OA Relevance: Low to Moderate

In The Memory of Sky, Reed returns us to his Great Ship universe which, as a hard science setting of considerable depth and complexity, might be said to have some kinship with OA. At the same time, Reed’s universe is quite different from OA and this story (or set of stories, it’s actually billed as a trilogy), is significantly different from anything found in the OA setting. With a bit of tweaking, something like the Creation might exist somewhere in the Terragen Bubble and something like the rapid healing depicted might as well. But the potential carryover is less strong than is seen in other books that have been reviewed here. The Creation is not going to be mistaken for some random system in OA that just needs a few word changes to fit right in.

The Good, the Bad, and the Ugly:

Robert Reed is a highly accomplished author and tells a fascinating story here, the more so because the characters are more developed and fleshed out than we have seen in his Great Ship works. The people here feel joys and sorrows, doubts and fears, rather unlike the implacably indestructible and ancient almost beyond comprehension transhumans of the Great Ship. This gives the story a rather fresh and light feeling, despite the subject matter and the enclosed and walled off nature of the Creation. Fans of the Great Ship stories will recognize races and elements from that setting (this story is set in the same universe after all), but if this is your first exposure to Reed’s setting, don’t worry, you don’t need to know the background to enjoy the book.

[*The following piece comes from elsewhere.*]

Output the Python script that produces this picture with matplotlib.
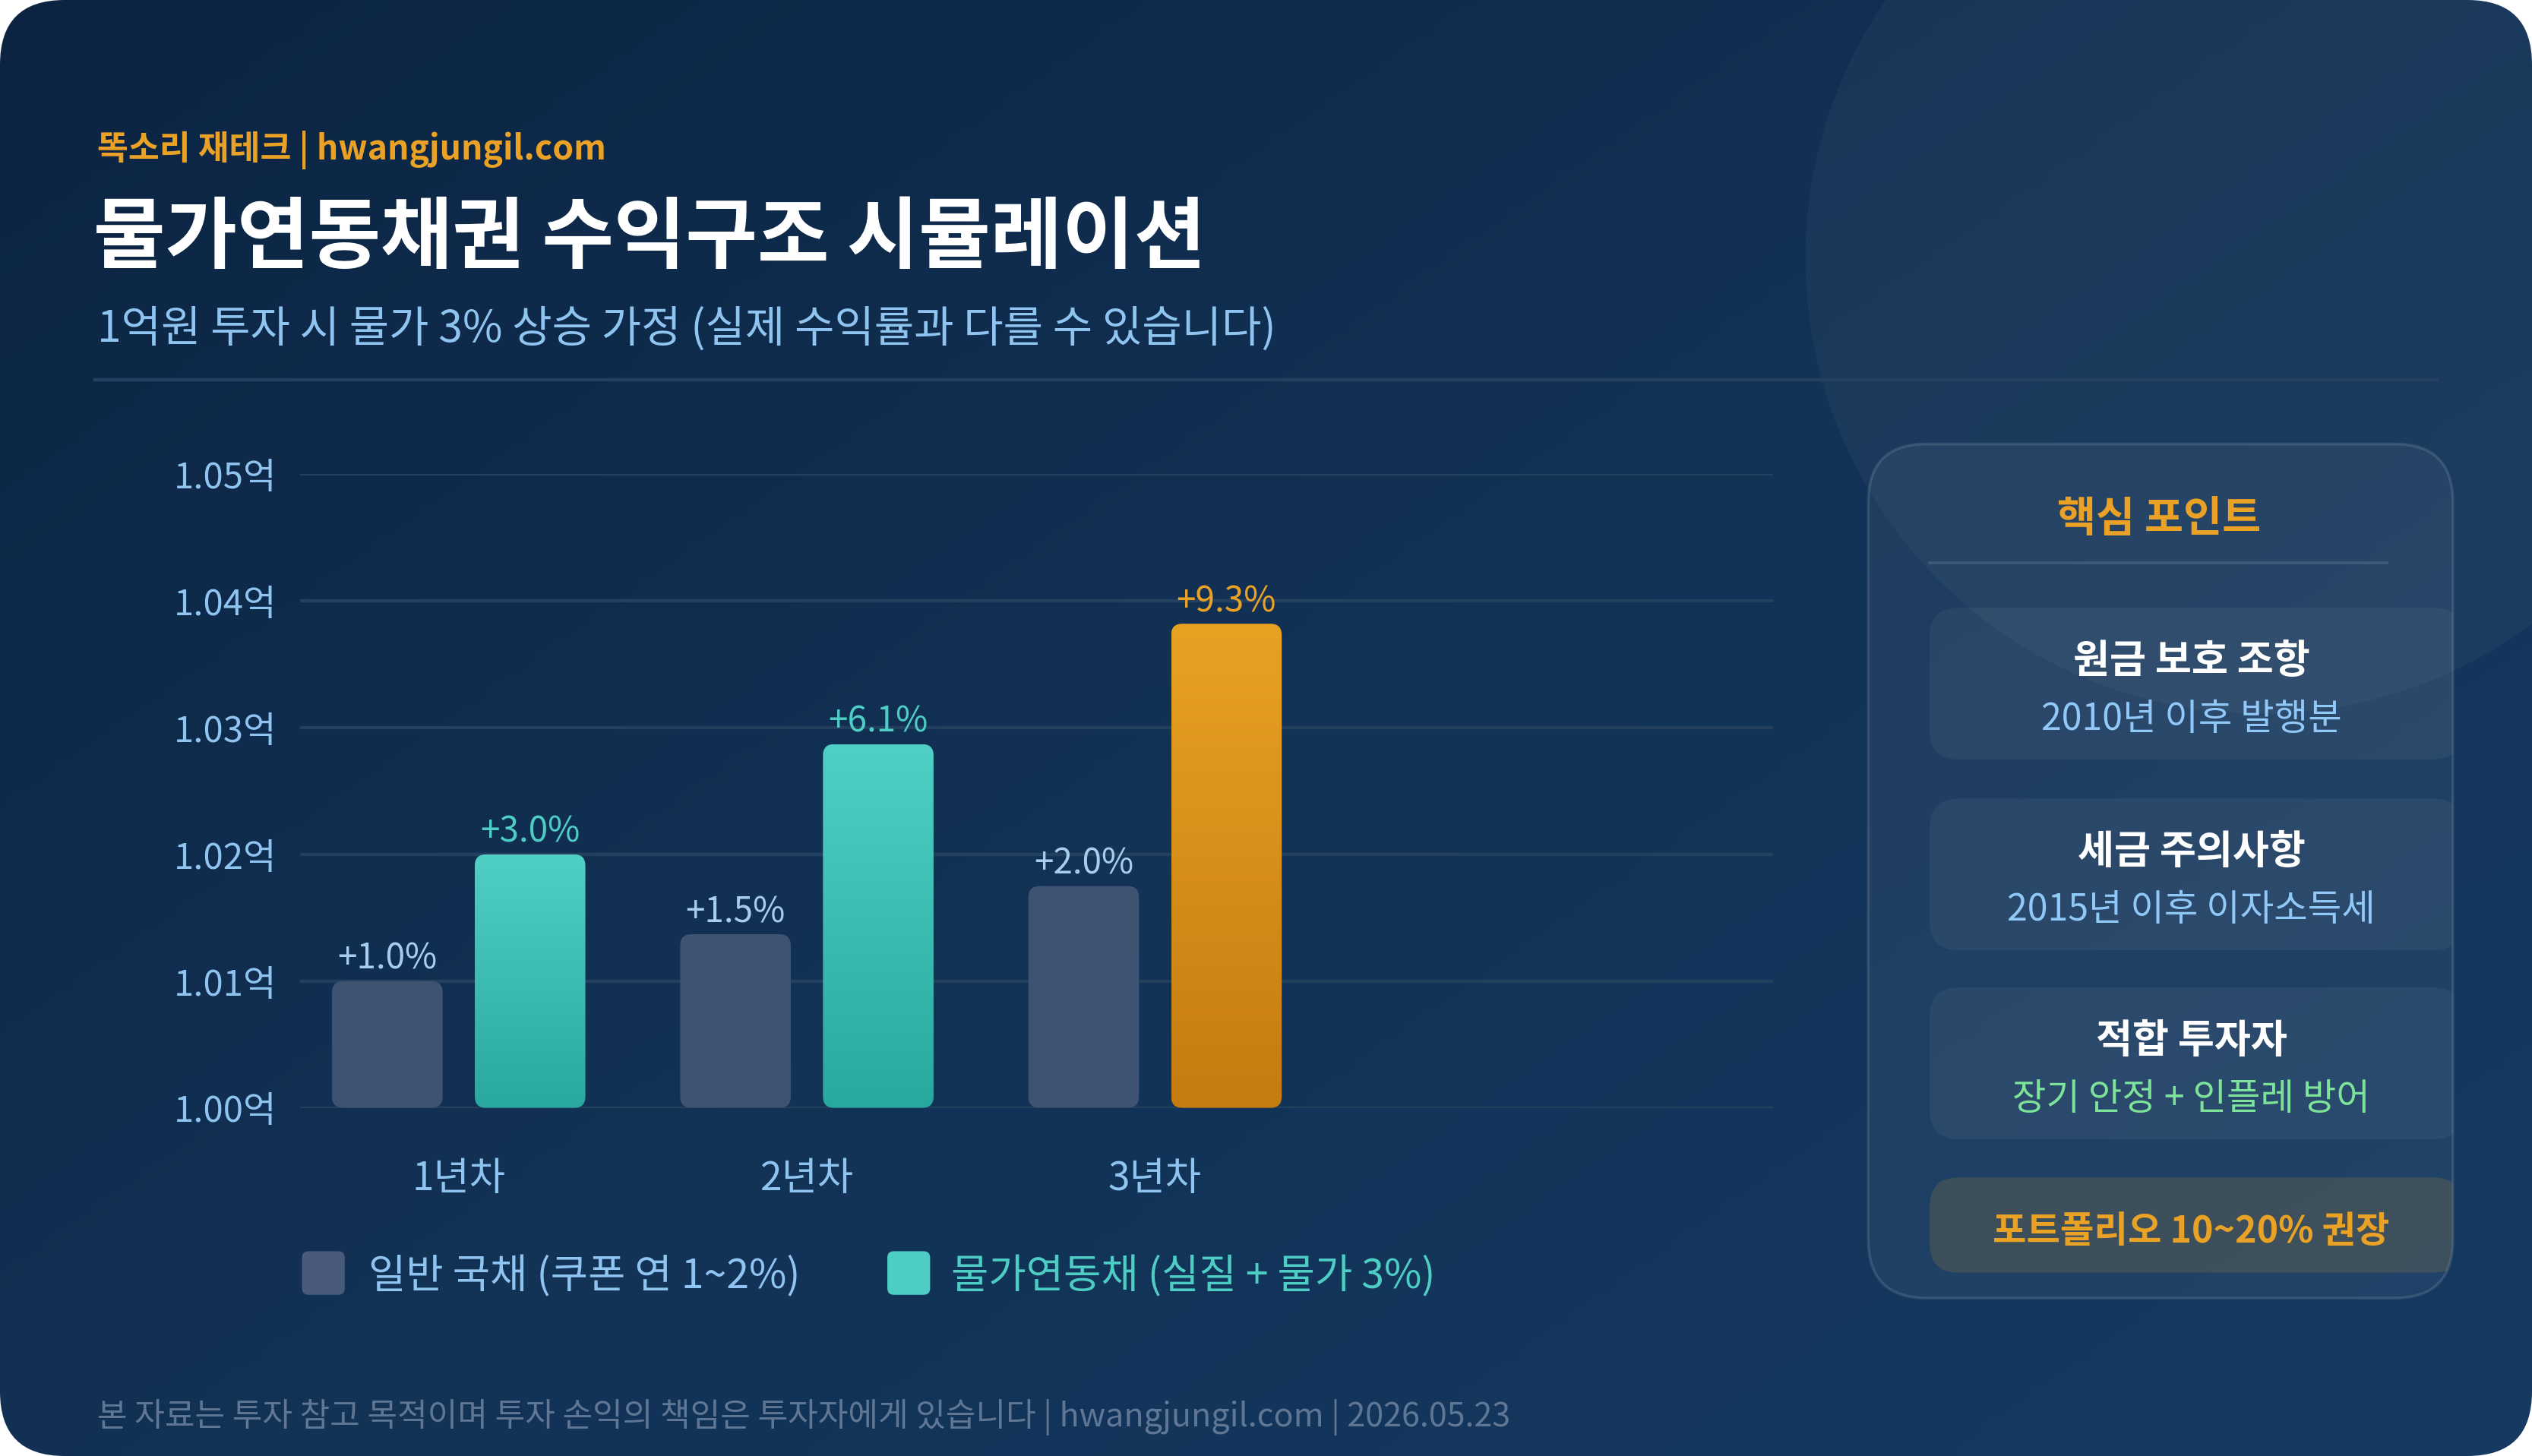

On the down side, the last third of the book seems to somewhat rush to a close and we are left at the end with more questions than we have answers as to what the Creation is, how its people got there, and what is going to happen next. Hopefully there will be a sequel to tie up the various loose ends. Then again, I’m still waiting for a sequel to The Well of Stars and that doesn’t seem to be forthcoming any time soon.

Overall Rating: Very good - The Memory of Sky is a good, solid read that lets us see another part of Reed’s Great Ship universe. Will probably leave you hoping for a sequel to find out what happens next and what is going on in the bigger picture.